Use tokens for microservices authentication and authorization
When assembled correctly, a microservice architecture gives applications interoperation between various services, possibly hosted across different platforms. For microservices, security must be top of mind, since there’s no way to contain users as in a monolithic application.
Instead of simply allowing upfront access to a microservices-based application, development teams need to also secure and manage access for each user-facing service. However, users do not want to be challenged every time they move from one service to another. New security approaches maximize protection in a distributed architecture without inhibiting user experience.
In this tip, we review the basics of how to manage access in a distributed architecture and examine the role that token-based security plays in microservices authentication and authorization.
Authentication and authorization in microservices
The first key to unlock microservices security is authentication and authorization:
- Authentication determines who you are by validating that a particular entity is actually what it claims to be.
- Authorization regulates what you are allowed to do through assigned roles and classes that define the various permissions a user has.
With the right tools in place, an application can perform authentication once per session, while still allowing authorization to occur multiple times as a call moves from one microservice to another.
For microservices authentication, go beyond the basic challenge-and-response system, based on usernames and passwords alone. Instead, the user-facing microservice should perform multi-factor authentication (MFA), relying on a separate authentication app on a user’s device or perhaps a physical token like an RSA SecurID tag. This microservice authentication approach will also require a security token service (STS).
The history of microservices token authentication
The concept of the STS stems from service-oriented architecture, when WS-Trust became a standardized security protocol for token management. WS-Trust was originally modeled around SOAP and used languages like SAML to distribute tokens in the form of XML documents, also known as SAML Assertions.
The movement toward distributed web-app development caused software teams to look for security tokens that worked with RESTful and JSON formats. Some of the token technology that arose from this need include JSON web token and OAuth 2.0.
Security token service
STS enables clients to obtain the credentials they need to access multiple services that live across distributed environments. It issues digital security tokens that stay with users from the beginning of their session and continuously validate their permission for each service they call. An STS can also reissue, exchange and cancel security tokens as needed.
The STS must connect with an enterprise user directory that contains all the details about user roles and responsibilities. This directory, and any connection made to it, should be properly secured as well, otherwise users could elevate their permissions just by editing policies on their own. Consider segmenting user access policies based on roles and activities. For instance, identify the individuals who have administrative capabilities. Or, you might limit a developer’s access permissions to only include the services they are supposed to work on.
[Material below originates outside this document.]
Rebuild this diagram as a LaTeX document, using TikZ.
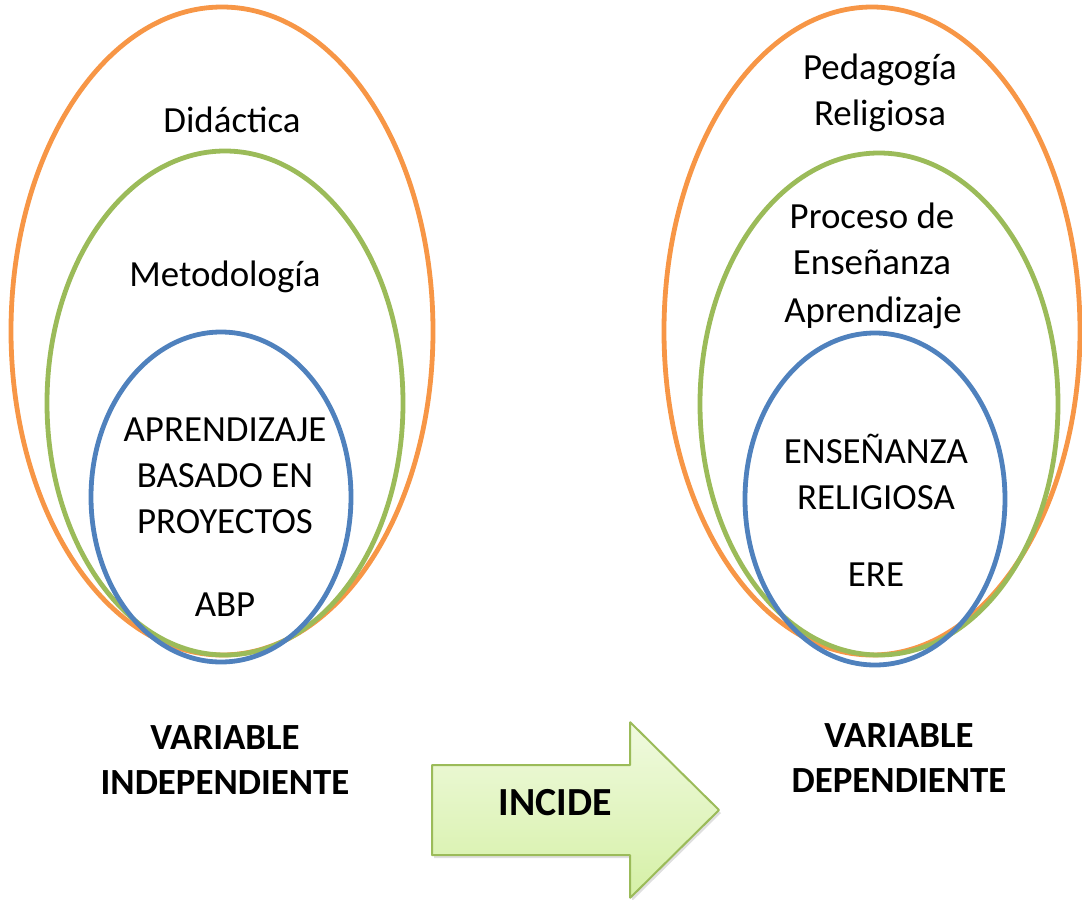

A basic outline of how such a system works is shown in Figure 2.
First, a user logs into an application and provides authentication details through a challenge-and-response system that is supported by MFA. Then, the STS uses information derived from the MFA to determine which token to provide the user at the start of the session. This token remains with the user throughout the session, still managed by the STS, and each service the user tries to access checks the token to allow or deny access.
Securing automated access
Not all microservices permission and security checks are based around a human user. Automated components also generate microservices access requests. Consider the rise of the internet of things, which has led to a massive growth in the use of automated devices. These devices transmit their own data across networks and access any number of services, either for data analysis or to trigger certain functions. Since many of these activities are event-driven, they have almost zero dependency on human intervention.
The above microservices authentication and authorization approaches are still valid in these scenarios, except that MFA doesn’t work for non-human components that can’t interact with end-user devices or physical tokens. In these cases, it’s best to embed any automated component that accesses your services with a unique identifier, such as an embedded serial number, that the STS can use to verify what tokens it should issue. Technologies like OAuth and OpenToken provide ways to embed these devices with unique identifiers.